C'est la raison pour laquelle l'UNEF ne revendique pas l'extension du RSA ou d'un revenu minimum au moins de 25 ans, mais véritablement la reconnaissance d'un statut et la mise en place d'une allocation d'autonomie, prestation universelle destinée à permettre à chaque jeune de se former et d'accéder à l'autonomie quelque soit sa situation sociale ou familiale. Ce qu'attend notre génération, ce n'est pas une aumône, c'est la création d'une nouvelle protection qui fasse le pari de l'avenir.

L'allocation d'autonomie coûte cher mais rapportera plus !
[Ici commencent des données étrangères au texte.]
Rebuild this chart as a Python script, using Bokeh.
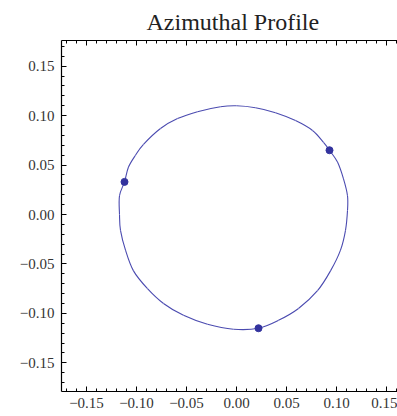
from bokeh.plotting import figure
from bokeh.models import (LinearAxis, SingleIntervalTicker, CustomJSTickFormatter,
                          Range1d)
from bokeh.embed import file_html
from bokeh.resources import INLINE

# Profile curve (closed, counterclockwise)
profile_x = [0.111, 0.111, 0.107, 0.101, 0.093, 0.087, 0.076, 0.059, 0.039, 0.019,
             0.000, -0.016, -0.039, -0.059, -0.076, -0.093, -0.101, -0.108, -0.112,
             -0.117, -0.117, -0.116, -0.111, -0.103, -0.089, -0.073, -0.053, -0.029,
             -0.003, 0.022, 0.042, 0.062, 0.081, 0.094, 0.104, 0.109]
profile_y = [0.004, 0.019, 0.036, 0.053, 0.065, 0.073, 0.085, 0.095, 0.103, 0.108,
             0.110, 0.109, 0.104, 0.097, 0.087, 0.071, 0.060, 0.048, 0.033,
             0.019, 0.000, -0.016, -0.036, -0.057, -0.075, -0.090, -0.102, -0.111,
             -0.116, -0.115, -0.107, -0.095, -0.077, -0.057, -0.036, -0.016]

# Marked sample points
point_x = [0.093, -0.112, 0.022]
point_y = [0.065, 0.033, -0.115]

title_text = "Azimuthal Profile"

p = figure(width=397, height=416, output_backend="svg", toolbar_location=None,
           x_range=Range1d(-0.175, 0.161), y_range=Range1d(-0.179, 0.176),
           x_axis_location=None, y_axis_location=None,
           min_border_left=61, min_border_right=0, min_border_top=40,
           min_border_bottom=25, title=title_text)
p.title.align = "left"
p.title.offset = 85
p.title.text_font = "Liberation Serif"
p.title.text_font_size = "24px"
p.title.text_font_style = "normal"
p.title.text_color = "#222222"
p.title.standoff = 11
p.outline_line_color = None
p.grid.visible = False
p.background_fill_color = "white"
p.border_fill_color = "white"

fmt = CustomJSTickFormatter(code="""
var t = Math.abs(tick) < 1e-9 ? 0 : tick;
return t.toFixed(2).replace('-', '\\u2212');
""")

def make_axis(labels=True):
    ax = LinearAxis(ticker=SingleIntervalTicker(interval=0.05, num_minor_ticks=5),
                    formatter=fmt)
    ax.major_tick_in = 5
    ax.major_tick_out = 0
    ax.minor_tick_in = 3
    ax.minor_tick_out = 0
    ax.axis_line_color = "black"
    ax.axis_line_width = 1.2
    ax.major_tick_line_color = "black"
    ax.minor_tick_line_color = "black"
    ax.major_label_text_font = "Liberation Serif"
    ax.major_label_text_font_size = "15px"
    ax.major_label_text_color = "#333333"
    ax.major_label_standoff = 7
    if not labels:
        ax.major_label_text_font_size = "0px"
        ax.major_label_text_color = None
        ax.major_label_standoff = 0
    return ax

p.add_layout(make_axis(), "left")
bx = make_axis()
bx.major_label_standoff = 6
p.add_layout(bx, "below")
p.add_layout(make_axis(labels=False), "above")

# Smooth closed curve through the read points (Catmull-Rom drawn as Bezier segments)
n = len(profile_x)
x0, y0, x1, y1, cx0, cy0, cx1, cy1 = [], [], [], [], [], [], [], []
for i in range(n):
    im, ip, ipp = (i - 1) % n, (i + 1) % n, (i + 2) % n
    x0.append(profile_x[i]); y0.append(profile_y[i])
    x1.append(profile_x[ip]); y1.append(profile_y[ip])
    cx0.append(profile_x[i] + (profile_x[ip] - profile_x[im]) / 6)
    cy0.append(profile_y[i] + (profile_y[ip] - profile_y[im]) / 6)
    cx1.append(profile_x[ip] - (profile_x[ipp] - profile_x[i]) / 6)
    cy1.append(profile_y[ip] - (profile_y[ipp] - profile_y[i]) / 6)
p.bezier(x0=x0, y0=y0, x1=x1, y1=y1, cx0=cx0, cy0=cy0, cx1=cx1, cy1=cy1,
         line_color="#4b4bb0", line_width=1.1)
p.scatter(point_x, point_y, size=7, fill_color="#33339e", line_color="#33339e")

open("out.html", "w").write(file_html(p, INLINE))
Attribuée à chaque jeune en formation ou en insertion en fonction de sa situation (logement, coût de la vie) et des ressources dont il dispose (rémunération de stage, transfert de la famille...) l'allocation d'autonomie coûte environ 15 milliards d'euros pour verser une prestation variable allant jusqu'à 900 euros par mois. La moitié de cette somme peut être amenée par une meilleure utilisation des fonds publics consacrés à la jeunesse : qui sait par exemple que la «demi-part fiscale» qui donne lieu à des exonérations d'impôts dirigées vers les parents d'étudiants les plus riches représente plus d'argent que l'ensemble des bourses ? Il reste à trouver 8 milliards. On peut envisager la mobilisation de ressources fiscales et la création d'une nouvelle cotisation sociale pour les employeurs qui bénéficieront directement des qualifications des futurs salariés. Trop cher penseront-certains ? Chaque année l'Etat dépense 15 milliards d'euros d'exonération d'impôts aux plus riches pour un plan de relance qui n'a pas franchement fait ses preuves...et chaque année un jeune sur quatre arrête ses études pour des difficultés financières. Pourtant, permettre à un jeune d'obtenir une qualification ou d'étudier un an de plus c'est augmenter sa « productivité » de 8% .

Alors qu'est ce qui est le plus couteux ? Faire le pari de l'émancipation et de la formation qualifiante pour chaque jeune ou jouer la carte de la précarité.